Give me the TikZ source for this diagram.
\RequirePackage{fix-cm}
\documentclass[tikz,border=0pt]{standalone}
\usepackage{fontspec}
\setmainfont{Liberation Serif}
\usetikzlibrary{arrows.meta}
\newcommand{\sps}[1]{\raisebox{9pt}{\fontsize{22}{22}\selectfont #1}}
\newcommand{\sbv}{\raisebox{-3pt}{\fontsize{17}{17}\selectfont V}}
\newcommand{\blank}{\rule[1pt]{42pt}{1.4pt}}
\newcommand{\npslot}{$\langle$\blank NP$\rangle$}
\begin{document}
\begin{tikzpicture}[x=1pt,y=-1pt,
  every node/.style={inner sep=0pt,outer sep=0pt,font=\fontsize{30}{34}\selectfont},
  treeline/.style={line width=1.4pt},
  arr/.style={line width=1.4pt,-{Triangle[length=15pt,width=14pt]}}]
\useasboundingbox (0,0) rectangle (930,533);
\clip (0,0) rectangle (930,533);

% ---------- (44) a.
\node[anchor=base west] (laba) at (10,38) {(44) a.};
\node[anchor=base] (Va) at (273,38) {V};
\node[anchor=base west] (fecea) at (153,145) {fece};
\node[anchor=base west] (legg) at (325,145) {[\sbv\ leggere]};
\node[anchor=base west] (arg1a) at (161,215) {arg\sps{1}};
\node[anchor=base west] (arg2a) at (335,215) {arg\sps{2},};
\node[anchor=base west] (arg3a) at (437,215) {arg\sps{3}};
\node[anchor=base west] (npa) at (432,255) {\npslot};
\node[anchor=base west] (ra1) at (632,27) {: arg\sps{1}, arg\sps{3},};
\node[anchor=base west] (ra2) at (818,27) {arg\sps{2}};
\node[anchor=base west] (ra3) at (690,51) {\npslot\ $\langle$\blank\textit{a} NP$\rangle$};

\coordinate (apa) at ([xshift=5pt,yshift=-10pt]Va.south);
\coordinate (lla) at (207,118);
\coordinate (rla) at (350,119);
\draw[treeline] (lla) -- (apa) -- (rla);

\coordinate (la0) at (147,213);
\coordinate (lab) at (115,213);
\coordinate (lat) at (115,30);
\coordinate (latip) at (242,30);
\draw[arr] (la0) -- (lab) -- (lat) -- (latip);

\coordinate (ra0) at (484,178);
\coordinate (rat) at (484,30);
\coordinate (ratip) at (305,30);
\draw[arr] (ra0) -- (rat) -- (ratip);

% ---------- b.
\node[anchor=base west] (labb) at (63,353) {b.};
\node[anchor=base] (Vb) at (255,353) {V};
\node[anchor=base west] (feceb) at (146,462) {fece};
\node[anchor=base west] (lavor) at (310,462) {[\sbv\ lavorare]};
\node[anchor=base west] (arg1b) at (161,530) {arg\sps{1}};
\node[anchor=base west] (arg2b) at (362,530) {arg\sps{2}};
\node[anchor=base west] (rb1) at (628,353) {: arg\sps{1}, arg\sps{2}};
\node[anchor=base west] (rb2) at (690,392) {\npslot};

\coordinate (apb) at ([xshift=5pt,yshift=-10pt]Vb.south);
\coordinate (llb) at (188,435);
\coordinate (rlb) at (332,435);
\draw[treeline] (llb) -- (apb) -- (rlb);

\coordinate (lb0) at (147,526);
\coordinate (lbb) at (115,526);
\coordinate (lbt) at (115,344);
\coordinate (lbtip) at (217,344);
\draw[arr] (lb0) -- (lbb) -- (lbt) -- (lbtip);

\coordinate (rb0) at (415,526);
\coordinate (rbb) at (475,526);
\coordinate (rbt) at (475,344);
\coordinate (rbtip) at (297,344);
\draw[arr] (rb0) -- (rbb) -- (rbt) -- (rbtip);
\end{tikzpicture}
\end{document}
━━━━━━━━━━━━━━━━━━━━
Exercise details: Type the whole listing again, unaltered.

Answer:
Give me the TikZ source for this diagram.
\RequirePackage{fix-cm}
\documentclass[tikz,border=0pt]{standalone}
\usepackage{fontspec}
\setmainfont{Liberation Serif}
\usetikzlibrary{arrows.meta}
\newcommand{\sps}[1]{\raisebox{9pt}{\fontsize{22}{22}\selectfont #1}}
\newcommand{\sbv}{\raisebox{-3pt}{\fontsize{17}{17}\selectfont V}}
\newcommand{\blank}{\rule[1pt]{42pt}{1.4pt}}
\newcommand{\npslot}{$\langle$\blank NP$\rangle$}
\begin{document}
\begin{tikzpicture}[x=1pt,y=-1pt,
  every node/.style={inner sep=0pt,outer sep=0pt,font=\fontsize{30}{34}\selectfont},
  treeline/.style={line width=1.4pt},
  arr/.style={line width=1.4pt,-{Triangle[length=15pt,width=14pt]}}]
\useasboundingbox (0,0) rectangle (930,533);
\clip (0,0) rectangle (930,533);

% ---------- (44) a.
\node[anchor=base west] (laba) at (10,38) {(44) a.};
\node[anchor=base] (Va) at (273,38) {V};
\node[anchor=base west] (fecea) at (153,145) {fece};
\node[anchor=base west] (legg) at (325,145) {[\sbv\ leggere]};
\node[anchor=base west] (arg1a) at (161,215) {arg\sps{1}};
\node[anchor=base west] (arg2a) at (335,215) {arg\sps{2},};
\node[anchor=base west] (arg3a) at (437,215) {arg\sps{3}};
\node[anchor=base west] (npa) at (432,255) {\npslot};
\node[anchor=base west] (ra1) at (632,27) {: arg\sps{1}, arg\sps{3},};
\node[anchor=base west] (ra2) at (818,27) {arg\sps{2}};
\node[anchor=base west] (ra3) at (690,51) {\npslot\ $\langle$\blank\textit{a} NP$\rangle$};

\coordinate (apa) at ([xshift=5pt,yshift=-10pt]Va.south);
\coordinate (lla) at (207,118);
\coordinate (rla) at (350,119);
\draw[treeline] (lla) -- (apa) -- (rla);

\coordinate (la0) at (147,213);
\coordinate (lab) at (115,213);
\coordinate (lat) at (115,30);
\coordinate (latip) at (242,30);
\draw[arr] (la0) -- (lab) -- (lat) -- (latip);

\coordinate (ra0) at (484,178);
\coordinate (rat) at (484,30);
\coordinate (ratip) at (305,30);
\draw[arr] (ra0) -- (rat) -- (ratip);

% ---------- b.
\node[anchor=base west] (labb) at (63,353) {b.};
\node[anchor=base] (Vb) at (255,353) {V};
\node[anchor=base west] (feceb) at (146,462) {fece};
\node[anchor=base west] (lavor) at (310,462) {[\sbv\ lavorare]};
\node[anchor=base west] (arg1b) at (161,530) {arg\sps{1}};
\node[anchor=base west] (arg2b) at (362,530) {arg\sps{2}};
\node[anchor=base west] (rb1) at (628,353) {: arg\sps{1}, arg\sps{2}};
\node[anchor=base west] (rb2) at (690,392) {\npslot};

\coordinate (apb) at ([xshift=5pt,yshift=-10pt]Vb.south);
\coordinate (llb) at (188,435);
\coordinate (rlb) at (332,435);
\draw[treeline] (llb) -- (apb) -- (rlb);

\coordinate (lb0) at (147,526);
\coordinate (lbb) at (115,526);
\coordinate (lbt) at (115,344);
\coordinate (lbtip) at (217,344);
\draw[arr] (lb0) -- (lbb) -- (lbt) -- (lbtip);

\coordinate (rb0) at (415,526);
\coordinate (rbb) at (475,526);
\coordinate (rbt) at (475,344);
\coordinate (rbtip) at (297,344);
\draw[arr] (rb0) -- (rbb) -- (rbt) -- (rbtip);
\end{tikzpicture}
\end{document}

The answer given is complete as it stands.